A JUDGEMENT IN STONE by Ruth Rendell
British crime novelist Ruth Rendell is probably best known for her long-running police procedural series starring Chief Inspector Reginald Wexford. But Rendell also writes under the nom de plume Barbara Vine, creating non-series books that are rich in psychological portraits of unstable people who are unwilling or unable to combat the ever-encroaching criminal chaos entering their lives. Hailed by both critics and fans as one of her best novels, A Judgement in Stone, although written under the Rendell name, arguably foreshadows what she would accomplish writing as Vine more than what she would do in the Inspector Wexford series.
Ostensibly about the killing of the Coverdale family by their surly maid because she couldn’t read or write, Rendell brilliantly examines the mindset of someone who would so willingly commit such a senseless crime. There is no mystery in A Judgement in Stone. The first sentence matter-of-factly informs us that the Coverdale clan has been murdered by their maid, Eunice Parchman. But there are numerous puzzling questions concerning Parchman’s descent into violence and how her illiteracy shaped her simmering rage.
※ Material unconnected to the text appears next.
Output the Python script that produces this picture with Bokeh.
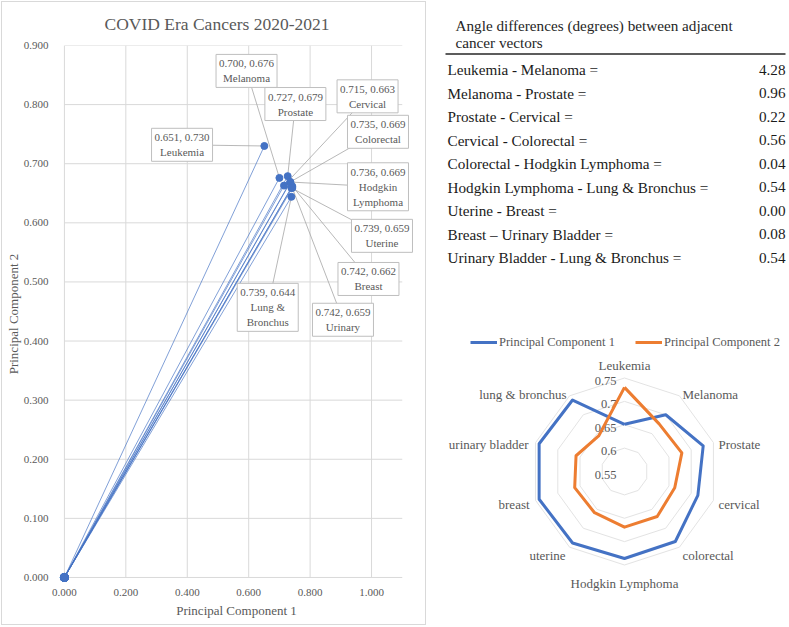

Rendell’s straightforward yet elegant prose unflinchingly casts a strange spell over the proceedings, offering the reader no escape from the horrifying yet inevitable conclusion. Although Parchman is thoroughly unlikable, pathetic, and in many respects the personification of a tangible Evil, Rendell nevertheless manages to make us feel empathy toward her. Much of the novel painfully deals with Parchman’s inability to interact with people due to her illiteracy and how the fear of her disability being discovered overruled everything in her life. But we also grow increasingly frustrated with Parchman when help is offered to her and she refuses to accept it because ultimately she doesn’t care. She’s too far-gone, too content with the deadening comfort that is her dull, uneventful life.
For those of you who believe that British crime fiction is always good humored and cozily sordid, read this savage misanthropic masterpiece and feel the cold dread sink in. You’ll be scrambling for a Miss Marple novel in no time flat.